At PG&E, “rating triggers created a tangled web of cross defaults,” she notes. A downgrade allowed banks to stop funding the utility’s commercial paper, which, when unpaid, triggered defaults on floating-rate notes, unsecured senior notes, pollution-control bonds, and medium-term notes. The California Power Exchange also demanded collateral for all power trades. The utility filed for bankruptcy, turning commercial-paper holders into unsecured claim holders.
From now on, says a report written by Stumpp, “we will incorporate the serious negative consequences of those triggers in our ratings and in our research”–meaning that Moody’s will evaluate whether a company can survive a downgrade. “We are going to assume the triggers are triggered. The issuer has to have the wherewithal to repay the resulting debt obligations to survive the consequences of the trigger and meet debt-service obligations without relying on the backup line,” she explains.
Standard & Poor’s Corp.’s Solomon B. Samson agrees with Moody’s assessment of the dangers, but says his agency is taking a more cautious approach. For example, if a company with a long-standing BBB- rating (the lowest investment grade) decides to adopt financing that includes triggers, a downgrade would instantly set the triggers off. “Then we’re not providing information about the risk, we’re just blowing it away,” says Samson, calling that result “a paradox.”
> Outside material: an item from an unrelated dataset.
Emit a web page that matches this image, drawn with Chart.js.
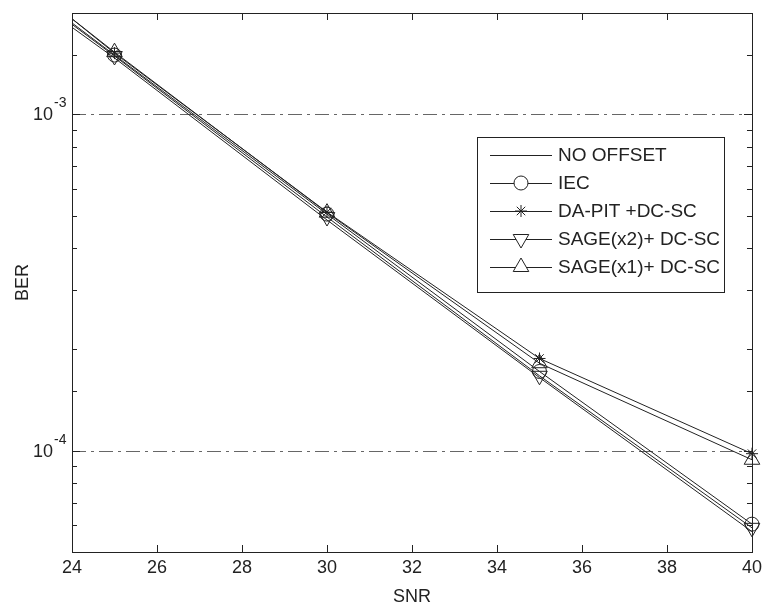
<!DOCTYPE html>
<html>
<head>
<meta charset="utf-8">
<script src="https://cdn.jsdelivr.net/npm/chart.js@4.4.1/dist/chart.umd.min.js"></script>
<style>
  html, body { margin: 0; padding: 0; background: #fff; }
</style>
</head>
<body>
<div style="width:767px;height:603px"><canvas id="myChart" width="767" height="603"></canvas></div>
<script>
// Datos (SNR vs BER)
var snr = [20, 25, 30, 35, 40];
var berNoOffset = [4.2e-3, 1.47e-3, 4.85e-4, 1.65e-4, 5.75e-5];
var berIec = [4.5e-3, 1.50e-3, 5.05e-4, 1.72e-4, 6.05e-5];
var berDaPit = [4.9e-3, 1.52e-3, 5.12e-4, 1.88e-4, 9.8e-5];
var berSage2 = [4.4e-3, 1.49e-3, 4.95e-4, 1.67e-4, 5.9e-5];
var berSage1 = [4.8e-3, 1.53e-3, 5.10e-4, 1.82e-4, 9.4e-5];

var seriesNames = ["NO OFFSET", "IEC", "DA-PIT +DC-SC", "SAGE(x2)+ DC-SC", "SAGE(x1)+ DC-SC"];
var xTicks = [24, 26, 28, 30, 32, 34, 36, 38, 40];
var yMajor = [1e-3, 1e-4];
var yMajorExp = ["-3", "-4"];

var axisFont = "'Liberation Sans Narrow', 'Liberation Sans', Arial, sans-serif";
var legendFont = "'Liberation Sans', Arial, sans-serif";
var ink = "#222";

function pts(ys) {
  return snr.map(function (x, i) { return { x: x, y: ys[i] }; });
}

// estilos de los marcadores
var markers = [
  { style: false, radius: 0, rotation: 0 },
  { style: "circle", radius: 7, rotation: 0 },
  { style: "star", radius: 6, rotation: 0 },
  { style: "triangle", radius: 9, rotation: 180 },
  { style: "triangle", radius: 9, rotation: 0 },
];

var allSeries = [berNoOffset, berIec, berDaPit, berSage2, berSage1];

var datasets = allSeries.map(function (ys, i) {
  return {
    label: seriesNames[i],
    data: pts(ys),
    borderColor: ink,
    borderWidth: 1,
    pointStyle: markers[i].style,
    pointRadius: markers[i].radius,
    pointRotation: markers[i].rotation,
    pointBorderColor: ink,
    pointBackgroundColor: "rgba(0,0,0,0)",
    pointBorderWidth: 1,
    tension: 0,
    clip: { left: 0, top: 0, right: 12, bottom: 12 },
  };
});

// Plugin: marco, ticks hacia dentro, rejilla y leyenda estilo MATLAB
var matlabAxes = {
  id: "matlabAxes",
  beforeDatasetsDraw: function (chart) {
    var ctx = chart.ctx, a = chart.chartArea, y = chart.scales.y;
    ctx.save();
    ctx.strokeStyle = "#666";
    ctx.lineWidth = 1;
    ctx.setLineDash([14, 5, 3, 5]);
    yMajor.forEach(function (v) {
      var py = Math.round(y.getPixelForValue(v)) + 0.5;
      ctx.beginPath();
      ctx.moveTo(a.left, py);
      ctx.lineTo(a.right, py);
      ctx.stroke();
    });
    ctx.restore();
  },
  afterDraw: function (chart) {
    var ctx = chart.ctx, a = chart.chartArea, x = chart.scales.x, y = chart.scales.y;
    ctx.save();
    ctx.strokeStyle = ink;
    ctx.lineWidth = 1;
    ctx.setLineDash([]);
    // ticks eje x
    xTicks.forEach(function (v) {
      var px = Math.round(x.getPixelForValue(v)) + 0.5;
      ctx.beginPath();
      ctx.moveTo(px, a.bottom); ctx.lineTo(px, a.bottom - 7);
      ctx.moveTo(px, a.top); ctx.lineTo(px, a.top + 7);
      ctx.stroke();
    });
    // ticks eje y (log)
    y.ticks.forEach(function (t) {
      var lg = Math.log10(t.value);
      var major = Math.abs(lg - Math.round(lg)) < 1e-6;
      var len = major ? 8 : 5;
      var py = Math.round(y.getPixelForValue(t.value)) + 0.5;
      ctx.beginPath();
      ctx.moveTo(a.left, py); ctx.lineTo(a.left + len, py);
      ctx.moveTo(a.right, py); ctx.lineTo(a.right - len, py);
      ctx.stroke();
    });
    // marco
    ctx.strokeRect(Math.round(a.left) + 0.5, Math.round(a.top) + 0.5,
      Math.round(a.right - a.left), Math.round(a.bottom - a.top));

    // etiquetas 10^n
    ctx.fillStyle = ink;
    yMajor.forEach(function (v, i) {
      var py = y.getPixelForValue(v);
      ctx.font = "18px " + axisFont;
      ctx.textAlign = "right";
      ctx.textBaseline = "middle";
      ctx.fillText("10", 53, py + 1);
      ctx.font = "14px " + axisFont;
      ctx.textAlign = "left";
      ctx.fillText(yMajorExp[i], 54, py - 11);
    });

    // leyenda
    var lx = 477, ly = 137, lw = 247, lh = 155;
    ctx.fillStyle = "#fff";
    ctx.fillRect(lx, ly, lw, lh);
    ctx.strokeStyle = ink;
    ctx.strokeRect(lx + 0.5, ly + 0.5, lw, lh);
    ctx.font = "19px " + legendFont;
    ctx.textAlign = "left";
    ctx.textBaseline = "middle";
    seriesNames.forEach(function (name, i) {
      var ry = 155 + i * 28;
      ctx.beginPath();
      ctx.moveTo(490, ry + 0.5);
      ctx.lineTo(552, ry + 0.5);
      ctx.stroke();
      if (markers[i].style) {
        ctx.fillStyle = "#fff";
        ctx.strokeStyle = ink;
        Chart.helpers.drawPoint(ctx, {
          pointStyle: markers[i].style,
          radius: markers[i].radius,
          rotation: markers[i].rotation,
          borderWidth: 1,
        }, 521, ry);
      }
      ctx.fillStyle = ink;
      ctx.fillText(name, 558, ry + 1);
    });
    ctx.restore();
  },
};

var ctx = document.getElementById("myChart").getContext("2d");

var myChart = new Chart(ctx, {
  type: "line",
  data: { datasets: datasets },
  options: {
    responsive: false,
    animation: false,
    layout: { padding: { top: 13, right: 10, left: 0, bottom: 0 } },
    plugins: { legend: { display: false }, tooltip: { enabled: false } },
    scales: {
      x: {
        type: "linear",
        min: 24,
        max: 40,
        afterFit: function (s) { s.height = 51; },
        afterBuildTicks: function (s) {
          s.ticks = xTicks.map(function (v) { return { value: v }; });
        },
        ticks: { color: ink, font: { size: 18, family: axisFont }, padding: 5, maxRotation: 0 },
        grid: { display: false, drawTicks: false },
        border: { display: false },
        title: {
          display: true, text: "SNR", color: ink,
          font: { size: 18, family: axisFont, lineHeight: 1 },
          padding: { top: 0, bottom: -3 },
        },
      },
      y: {
        type: "logarithmic",
        min: 5e-5,
        max: 2e-3,
        afterFit: function (s) { s.width = 72; },
        ticks: { display: false },
        grid: { display: false },
        border: { display: false },
        title: {
          display: true, text: "BER", color: ink,
          font: { size: 18, family: axisFont, lineHeight: 1 },
          padding: { top: 14, bottom: 0 },
        },
      },
    },
  },
  plugins: [matlabAxes],
});
</script>
</body>
</html>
S&P is surveying all investment-grade corporate clients about the use of triggers, and will issue its findings as soon as possible. In the meantime, says Samson, “people might start taking triggers out.”
Indeed, Houston-based El Paso Corp. has already responded to Moody’s stepped-up scrutiny, announcing that it plans to “eliminate or renegotiate the ratings triggers” in certain financings.